### Your objective
Answer with the number of lines in the listing below that contain the word "diagram", and nothing else.

#####

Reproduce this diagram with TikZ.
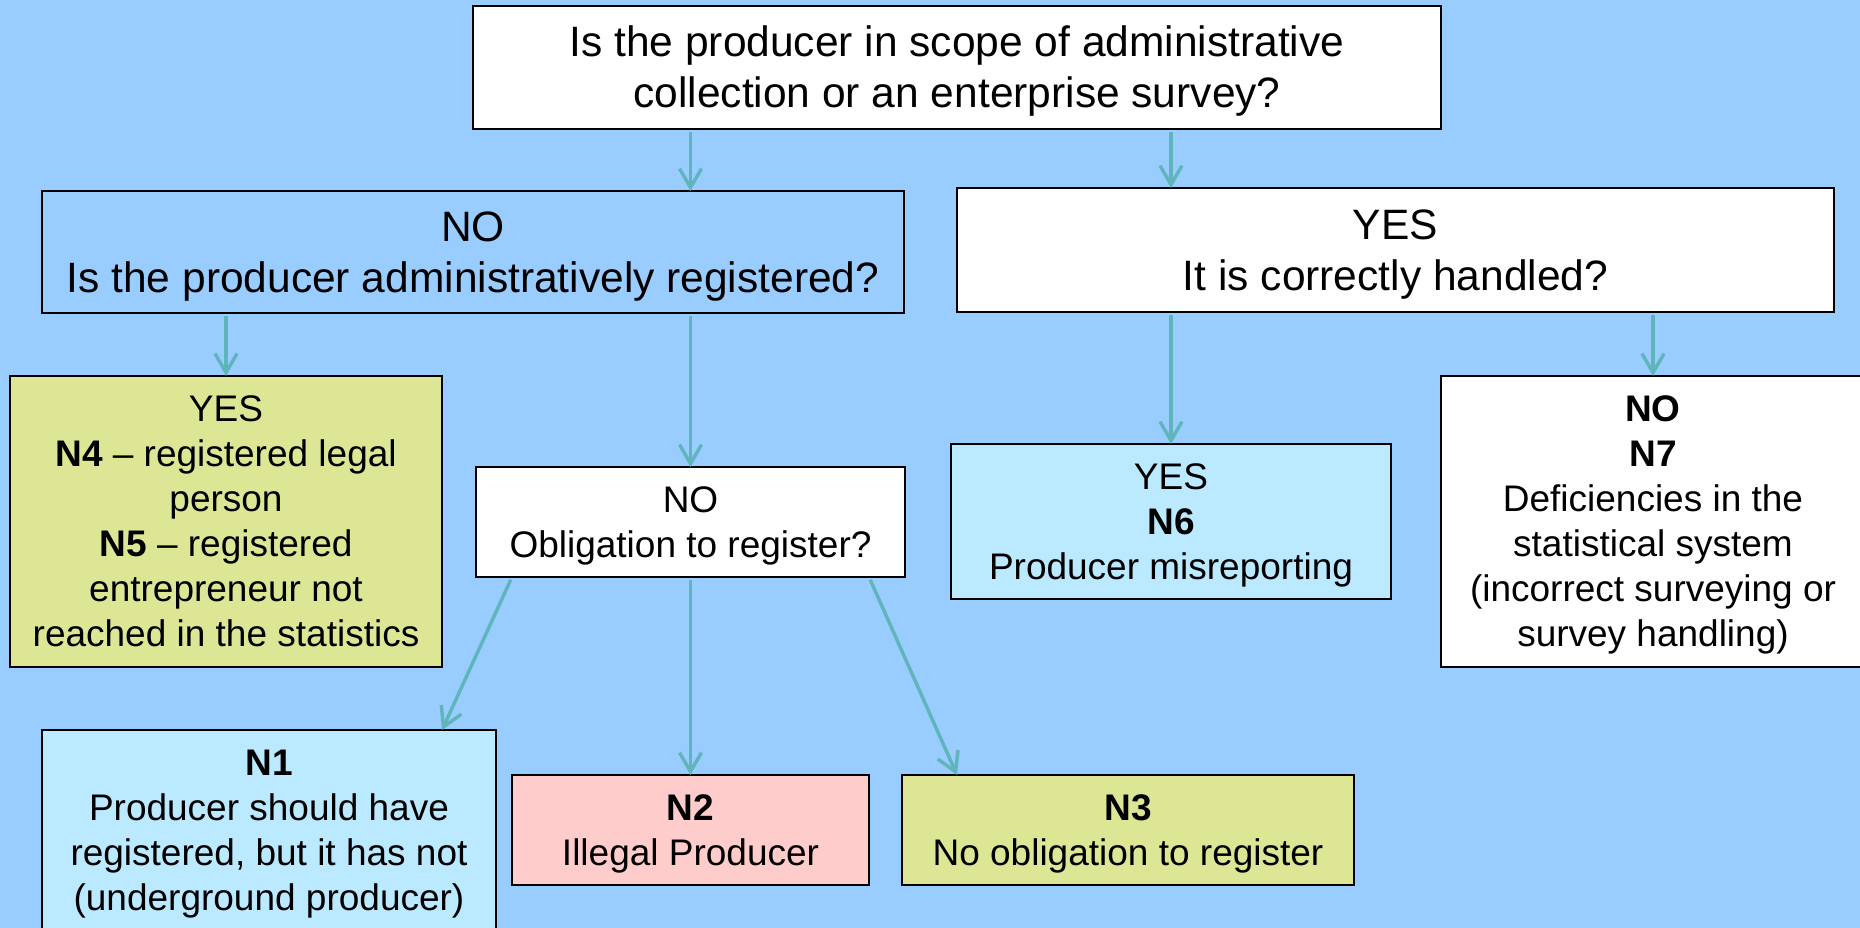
\documentclass[tikz,border=0pt]{standalone}
\usepackage{fontspec}
\setmainfont{Liberation Sans}
\usetikzlibrary{arrows.meta}
\definecolor{bg}{RGB}{153,204,255}
\definecolor{tealline}{RGB}{95,181,186}
\definecolor{boxgreen}{RGB}{220,230,148}
\definecolor{boxcyan}{RGB}{187,233,255}
\definecolor{boxpink}{RGB}{255,204,204}
\newcommand\ls{\rule[-0.25em]{0pt}{1.2em}}
\begin{document}
\begin{tikzpicture}[x=1pt,y=-1pt,
  box/.style={draw=black, line width=2.4pt, inner sep=0pt, outer sep=0pt, align=center},
  big/.style={font=\fontsize{42.5}{51}\selectfont},
  small/.style={font=\fontsize{37}{45}\selectfont},
  arr/.style={draw=tealline, line width=3.4pt, shorten <=3pt, -{Straight Barb[length=19pt,width=22pt]}}]
\fill[bg] (0,0) rectangle (1860,928);
\useasboundingbox (0,0) rectangle (1860,928);
\clip (0,0) rectangle (1860,928);

\node[box, big, fill=white, minimum width=968, minimum height=123] (top) at (957,67.5)
  {\ls Is the producer in scope of administrative\\collection or an enterprise survey?\ls};
\node[box, big, fill=bg, line width=2pt, minimum width=862, minimum height=122] (noreg) at (473,252)
  {\ls NO\\Is the producer administratively registered?\ls};
\node[box, big, fill=white, minimum width=877, minimum height=124] (yes) at (1395.5,250)
  {\ls YES\\It is correctly handled?\ls};

\node[box, small, fill=boxgreen, minimum width=432, minimum height=291] (n45) at (226,521.5)
  {\ls YES\\\textbf{N4} – registered legal\\person\\\textbf{N5} – registered\\entrepreneur not\\reached in the statistics\ls};
\node[box, small, fill=white, minimum width=429, minimum height=110] (oblig) at (690.5,522)
  {\ls NO\\Obligation to register?\ls};
\node[box, small, fill=boxcyan, minimum width=440, minimum height=155] (n6) at (1171,521.5)
  {\ls YES\\\textbf{N6}\\Producer misreporting\ls};
\node[box, small, fill=white, minimum width=424, minimum height=291] (n7) at (1653,521.5)
  {\ls\textbf{NO}\\\textbf{N7}\\Deficiencies in the\\statistical system\\(incorrect surveying or\\survey handling)\ls};

\node[box, small, fill=boxcyan, minimum width=454, minimum height=201] (n1) at (269,830.5)
  {\ls\textbf{N1}\\Producer should have\\registered, but it has not\\(underground producer)\ls};
\node[box, small, fill=boxpink, minimum width=357, minimum height=110] (n2) at (690.5,830)
  {\ls\textbf{N2}\\Illegal Producer\ls};
\node[box, small, fill=boxgreen, minimum width=452, minimum height=110] (n3) at (1128,830)
  {\ls\textbf{N3}\\No obligation to register\ls};

\draw[arr] (top.south -| oblig.north) -- (noreg.north -| oblig.north);
\draw[arr] (top.south -| n6.north) -- (yes.north -| n6.north);
\draw[arr] (noreg.south -| n45.north) -- (n45.north);
\draw[arr] (noreg.south -| oblig.north) -- (oblig.north);
\draw[arr] (yes.south -| n6.north) -- (n6.north);
\draw[arr] (yes.south -| n7.north) -- (n7.north);
\draw[arr] ([xshift=36pt]oblig.south west) -- ([xshift=-54pt]n1.north east);
\draw[arr] (oblig.south) -- (n2.north);
\draw[arr] ([xshift=-36pt]oblig.south east) -- ([xshift=55pt]n3.north west);
\end{tikzpicture}
\end{document}
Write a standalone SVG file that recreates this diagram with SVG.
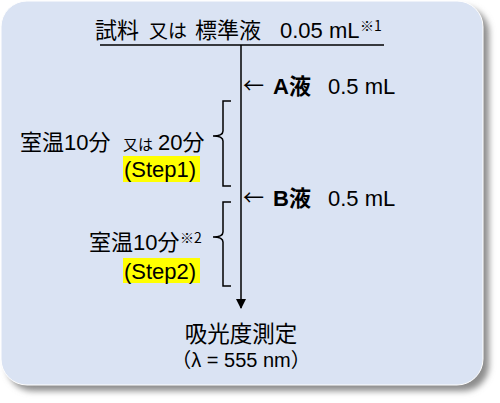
<svg xmlns="http://www.w3.org/2000/svg" width="500" height="403" viewBox="0 0 500 403">
<defs>
<filter id="sh" x="-10%" y="-10%" width="120%" height="120%"><feGaussianBlur stdDeviation="3"/></filter>
<marker id="ah" markerWidth="10" markerHeight="10" refX="9" refY="5" orient="auto" markerUnits="userSpaceOnUse"><path d="M0,0 L10,5 L0,10 Z" fill="#000"/></marker>
<style>
text{font-family:"Liberation Sans","Noto Sans CJK JP",sans-serif;fill:#000}
.t{font-size:22px}
.s{font-size:15px}
.sup{font-size:14px;font-family:"Noto Sans CJK JP",sans-serif}
.arr{font-size:21px;font-family:"Noto Sans CJK JP",sans-serif}
.b{font-weight:bold}
.ln{stroke:#000;stroke-width:1.5;fill:none}
.hl{fill:#FFFF00}
</style>
</defs>
<rect x="7" y="7" width="482" height="384" rx="26" fill="#8c8c8c" filter="url(#sh)"/>
<rect x="1" y="1" width="482" height="384" rx="26" fill="#DAE3F3" stroke="#ffffff" stroke-width="1"/>
<g id="title">
<text class="t" y="38"><tspan x="95">試料</tspan><tspan x="149" style="font-size:19px">又は</tspan><tspan x="195">標準液</tspan><tspan x="280">0.05 mL</tspan></text>
<text class="sup" x="360" y="31">※1</text>
</g>
<g id="connectors">
<line class="ln" x1="100" y1="45" x2="384" y2="45"/>
<line class="ln" x1="241" y1="45" x2="241" y2="308" marker-end="url(#ah)"/>
<path class="ln" d="M231,101 H223 V131 Q223,136 213,136 Q223,136 223,141 V186 H231"/>
<path class="ln" d="M231,202 H223 V232 Q223,237 213,237 Q223,237 223,242 V286 H231"/>
</g>
<g id="addA">
<text class="arr" x="243" y="93">←</text>
<text class="t b" x="273" y="94">A液</text>
<text class="t" x="328" y="94">0.5 mL</text>
</g>
<g id="step1">
<text class="t" x="20" y="150">室温10分</text>
<text class="s" x="123" y="150">又は</text>
<text class="t" x="158" y="150">20分</text>
<rect class="hl" x="123" y="156" width="77" height="26"/>
<text class="t" x="124" y="177">(Step1)</text>
</g>
<g id="addB">
<text class="arr" x="243" y="205">←</text>
<text class="t b" x="273" y="206">B液</text>
<text class="t" x="328" y="206">0.5 mL</text>
</g>
<g id="step2">
<text class="t" x="89" y="250">室温10分</text>
<text class="sup" x="180" y="243">※2</text>
<rect class="hl" x="123" y="258" width="77" height="25"/>
<text class="t" x="124" y="279">(Step2)</text>
</g>
<g id="measure">
<text class="t" x="241" y="342" text-anchor="middle" style="font-size:22.5px">吸光度測定</text>
<text x="241" y="367" text-anchor="middle" style="font-size:20px">（λ = 555 nm）</text>
</g>
</svg>
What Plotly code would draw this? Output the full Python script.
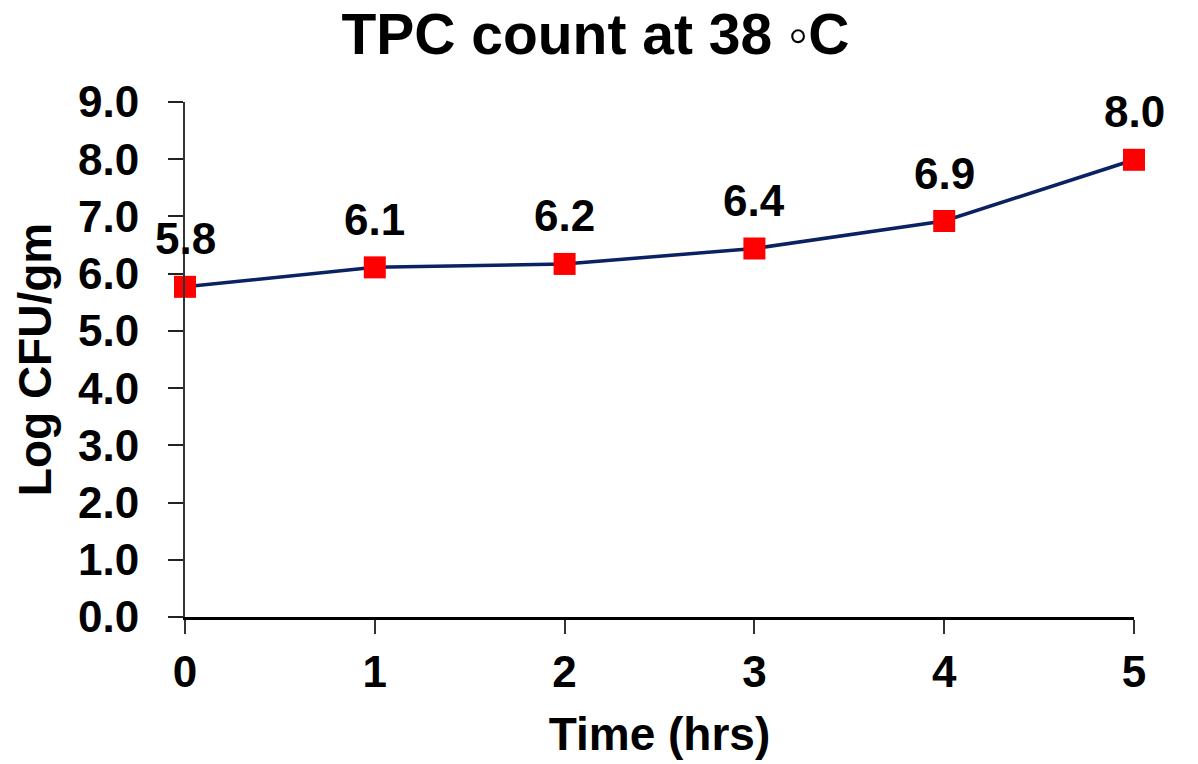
import plotly.graph_objects as go

# Total plate count over incubation time at 38 °C
time_hrs = [0, 1, 2, 3, 4, 5]
log_cfu = [5.77, 6.11, 6.17, 6.44, 6.92, 7.99]
y_ticks = [0, 1, 2, 3, 4, 5, 6, 7, 8, 9]

FONT = "Liberation Sans, Arial, sans-serif"

fig = go.Figure()
fig.add_trace(go.Scatter(
    x=time_hrs,
    y=log_cfu,
    mode="lines+markers",
    line=dict(color="#0A2262", width=3.5),
    marker=dict(symbol="square", size=22, color="#FF0000"),
    cliponaxis=False,
    showlegend=False,
))

# value labels above each point
for t, v in zip(time_hrs, log_cfu):
    fig.add_annotation(
        x=t, y=v, text=f"{v:.1f}", showarrow=False,
        xanchor="center", yanchor="middle", yshift=48,
        font=dict(family=FONT, size=44, color="black", weight="bold"),
    )

fig.update_layout(
    width=1198, height=764,
    margin=dict(l=185, r=64, t=102, b=147),
    paper_bgcolor="white", plot_bgcolor="white",
    font=dict(family=FONT, color="black", weight="bold"),
    title=dict(
        text="TPC count at 38 ◦C",
        x=0.497, xanchor="center",
        y=0.955, yanchor="middle", yref="container",
        font=dict(family=FONT, size=57, color="black", weight="bold"),
    ),
    xaxis=dict(
        range=[0, 5],
        tickvals=time_hrs,
        ticks="outside", ticklen=14, tickwidth=2, tickcolor="#333",
        showline=True, linecolor="black", linewidth=2.5,
        showgrid=False, zeroline=False,
        tickfont=dict(family=FONT, size=44, color="black", weight="bold"),
        title=dict(text="Time (hrs)", standoff=24,
                   font=dict(family=FONT, size=46, color="black", weight="bold")),
    ),
    yaxis=dict(
        range=[0, 9],
        tickvals=y_ticks, tickformat=".1f",
        ticks="outside", ticklen=15, tickwidth=2, tickcolor="#222",
        showline=True, linecolor="#333", linewidth=2,
        showgrid=False, zeroline=False,
        ticklabelstandoff=20,
        tickfont=dict(family=FONT, size=44, color="black", weight="bold"),
        title=dict(text="Log CFU/gm", standoff=12,
                   font=dict(family=FONT, size=46, color="black", weight="bold")),
    ),
)

fig.write_html("out.html")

#####

### Response to the task
2